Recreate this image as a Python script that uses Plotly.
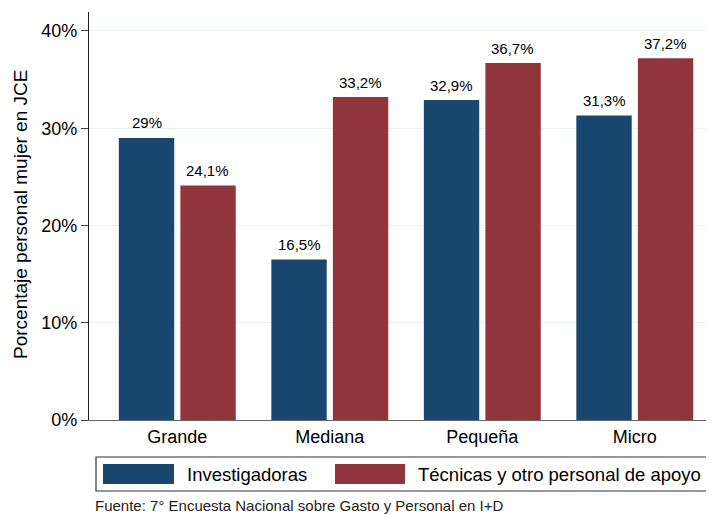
import plotly.graph_objects as go

categories = ["Grande", "Mediana", "Pequeña", "Micro"]
investigadoras = [29.0, 16.5, 32.9, 31.3]
tecnicas = [24.1, 33.2, 36.7, 37.2]
series_names = ["Investigadoras", "Técnicas y otro personal de apoyo"]
y_ticks = [0, 10, 20, 30, 40]
y_tick_labels = ["0%", "10%", "20%", "30%", "40%"]
source_note = "Fuente: 7° Encuesta Nacional sobre Gasto y Personal en I+D"

NAVY = "#1a476f"
MAROON = "#90353b"
FONT = "Liberation Sans, Arial, sans-serif"

# page body has an 8px margin; the figure is sized to fit the 714x514 window
OFF = 8
W, H = 714 - OFF, 514 - OFF
PLOT_L, PLOT_R, PLOT_T, PLOT_B = 89, 714, 12, 420  # window pixel coords
ML = PLOT_L - OFF
MR = 714 - PLOT_R
MT = PLOT_T - OFF
MB = 514 - PLOT_B
PW = PLOT_R - PLOT_L
PH = PLOT_B - PLOT_T


def px_x(p):
    return (p - PLOT_L) / PW


def px_y(p):
    return (PLOT_B - p) / PH


def fmt(v):
    return f"{v:g}".replace(".", ",") + "%"


xpos = list(range(len(categories)))

fig = go.Figure()
fig.add_trace(go.Bar(x=xpos, y=investigadoras, name=series_names[0],
                     marker=dict(color=NAVY, line=dict(width=0)), showlegend=False))
fig.add_trace(go.Bar(x=xpos, y=tecnicas, name=series_names[1],
                     marker=dict(color=MAROON, line=dict(width=0)), showlegend=False))

annotations = []
for series, off in ((investigadoras, -0.2), (tecnicas, 0.2)):
    for i, v in enumerate(series):
        annotations.append(dict(x=i + off, y=v, xref="x", yref="y", text=fmt(v),
                                showarrow=False, yanchor="middle", yshift=15,
                                font=dict(size=15, color="black", family=FONT)))

# y axis title
annotations.append(dict(x=px_x(20), y=px_y(215), xref="paper", yref="paper",
                        text="Porcentaje personal mujer en JCE", textangle=-90,
                        showarrow=False, xanchor="center", yanchor="middle",
                        font=dict(size=19, color="black", family=FONT)))

# legend texts
annotations.append(dict(x=px_x(185), y=px_y(474), xref="paper", yref="paper",
                        text=series_names[0], showarrow=False, xanchor="left",
                        yanchor="middle", font=dict(size=18.5, color="black", family=FONT)))
annotations.append(dict(x=px_x(416), y=px_y(474), xref="paper", yref="paper",
                        text=series_names[1], showarrow=False, xanchor="left",
                        yanchor="middle", font=dict(size=18.5, color="black", family=FONT)))

# source note
annotations.append(dict(x=px_x(93), y=px_y(506), xref="paper", yref="paper",
                        text=source_note, showarrow=False, xanchor="left",
                        yanchor="middle", font=dict(size=15, color="#222", family=FONT)))

shapes = [
    dict(type="rect", xref="paper", yref="paper", x0=px_x(96), x1=px_x(713),
         y0=px_y(491), y1=px_y(457), line=dict(color="#333", width=1.2),
         fillcolor="white"),
    dict(type="rect", xref="paper", yref="paper", x0=px_x(103), x1=px_x(174),
         y0=px_y(484), y1=px_y(464), line=dict(width=0), fillcolor=NAVY),
    dict(type="rect", xref="paper", yref="paper", x0=px_x(335), x1=px_x(405),
         y0=px_y(484), y1=px_y(464), line=dict(width=0), fillcolor=MAROON),
]

fig.update_layout(
    width=W, height=H,
    margin=dict(l=ML, r=MR, t=MT, b=MB, pad=0),
    paper_bgcolor="white", plot_bgcolor="white",
    barmode="group", bargap=0.193, bargroupgap=0.1,
    font=dict(family=FONT, color="black"),
    annotations=annotations, shapes=shapes,
    showlegend=False,
)
fig.update_xaxes(range=[-0.579, -0.579 + PW / 152.5], tickmode="array",
                 tickvals=xpos, ticktext=categories, showgrid=False,
                 showline=True, linecolor="#666", linewidth=1.2, ticks="",
                 tickfont=dict(size=18, color="black", family=FONT),
                 zeroline=False, fixedrange=True)
fig.update_yaxes(range=[0, 41.95], tickmode="array", tickvals=y_ticks,
                 ticktext=y_tick_labels, showgrid=True, gridcolor="#eaf2f3",
                 gridwidth=1.2, showline=True, linecolor="#222", linewidth=1.2,
                 ticks="outside", ticklen=7, tickcolor="#444", tickwidth=1.2,
                 tickfont=dict(size=18, color="black", family=FONT),
                 zeroline=False, fixedrange=True)

fig.write_html("out.html")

= WHAT YOU WILL DO =
Reproduce the material above verbatim; omit every picture.

= RESULT FOR THIS EXERCISE =
Recreate this image as a Python script that uses Plotly.
import plotly.graph_objects as go

categories = ["Grande", "Mediana", "Pequeña", "Micro"]
investigadoras = [29.0, 16.5, 32.9, 31.3]
tecnicas = [24.1, 33.2, 36.7, 37.2]
series_names = ["Investigadoras", "Técnicas y otro personal de apoyo"]
y_ticks = [0, 10, 20, 30, 40]
y_tick_labels = ["0%", "10%", "20%", "30%", "40%"]
source_note = "Fuente: 7° Encuesta Nacional sobre Gasto y Personal en I+D"

NAVY = "#1a476f"
MAROON = "#90353b"
FONT = "Liberation Sans, Arial, sans-serif"

# page body has an 8px margin; the figure is sized to fit the 714x514 window
OFF = 8
W, H = 714 - OFF, 514 - OFF
PLOT_L, PLOT_R, PLOT_T, PLOT_B = 89, 714, 12, 420  # window pixel coords
ML = PLOT_L - OFF
MR = 714 - PLOT_R
MT = PLOT_T - OFF
MB = 514 - PLOT_B
PW = PLOT_R - PLOT_L
PH = PLOT_B - PLOT_T


def px_x(p):
    return (p - PLOT_L) / PW


def px_y(p):
    return (PLOT_B - p) / PH


def fmt(v):
    return f"{v:g}".replace(".", ",") + "%"


xpos = list(range(len(categories)))

fig = go.Figure()
fig.add_trace(go.Bar(x=xpos, y=investigadoras, name=series_names[0],
                     marker=dict(color=NAVY, line=dict(width=0)), showlegend=False))
fig.add_trace(go.Bar(x=xpos, y=tecnicas, name=series_names[1],
                     marker=dict(color=MAROON, line=dict(width=0)), showlegend=False))

annotations = []
for series, off in ((investigadoras, -0.2), (tecnicas, 0.2)):
    for i, v in enumerate(series):
        annotations.append(dict(x=i + off, y=v, xref="x", yref="y", text=fmt(v),
                                showarrow=False, yanchor="middle", yshift=15,
                                font=dict(size=15, color="black", family=FONT)))

# y axis title
annotations.append(dict(x=px_x(20), y=px_y(215), xref="paper", yref="paper",
                        text="Porcentaje personal mujer en JCE", textangle=-90,
                        showarrow=False, xanchor="center", yanchor="middle",
                        font=dict(size=19, color="black", family=FONT)))

# legend texts
annotations.append(dict(x=px_x(185), y=px_y(474), xref="paper", yref="paper",
                        text=series_names[0], showarrow=False, xanchor="left",
                        yanchor="middle", font=dict(size=18.5, color="black", family=FONT)))
annotations.append(dict(x=px_x(416), y=px_y(474), xref="paper", yref="paper",
                        text=series_names[1], showarrow=False, xanchor="left",
                        yanchor="middle", font=dict(size=18.5, color="black", family=FONT)))

# source note
annotations.append(dict(x=px_x(93), y=px_y(506), xref="paper", yref="paper",
                        text=source_note, showarrow=False, xanchor="left",
                        yanchor="middle", font=dict(size=15, color="#222", family=FONT)))

shapes = [
    dict(type="rect", xref="paper", yref="paper", x0=px_x(96), x1=px_x(713),
         y0=px_y(491), y1=px_y(457), line=dict(color="#333", width=1.2),
         fillcolor="white"),
    dict(type="rect", xref="paper", yref="paper", x0=px_x(103), x1=px_x(174),
         y0=px_y(484), y1=px_y(464), line=dict(width=0), fillcolor=NAVY),
    dict(type="rect", xref="paper", yref="paper", x0=px_x(335), x1=px_x(405),
         y0=px_y(484), y1=px_y(464), line=dict(width=0), fillcolor=MAROON),
]

fig.update_layout(
    width=W, height=H,
    margin=dict(l=ML, r=MR, t=MT, b=MB, pad=0),
    paper_bgcolor="white", plot_bgcolor="white",
    barmode="group", bargap=0.193, bargroupgap=0.1,
    font=dict(family=FONT, color="black"),
    annotations=annotations, shapes=shapes,
    showlegend=False,
)
fig.update_xaxes(range=[-0.579, -0.579 + PW / 152.5], tickmode="array",
                 tickvals=xpos, ticktext=categories, showgrid=False,
                 showline=True, linecolor="#666", linewidth=1.2, ticks="",
                 tickfont=dict(size=18, color="black", family=FONT),
                 zeroline=False, fixedrange=True)
fig.update_yaxes(range=[0, 41.95], tickmode="array", tickvals=y_ticks,
                 ticktext=y_tick_labels, showgrid=True, gridcolor="#eaf2f3",
                 gridwidth=1.2, showline=True, linecolor="#222", linewidth=1.2,
                 ticks="outside", ticklen=7, tickcolor="#444", tickwidth=1.2,
                 tickfont=dict(size=18, color="black", family=FONT),
                 zeroline=False, fixedrange=True)

fig.write_html("out.html")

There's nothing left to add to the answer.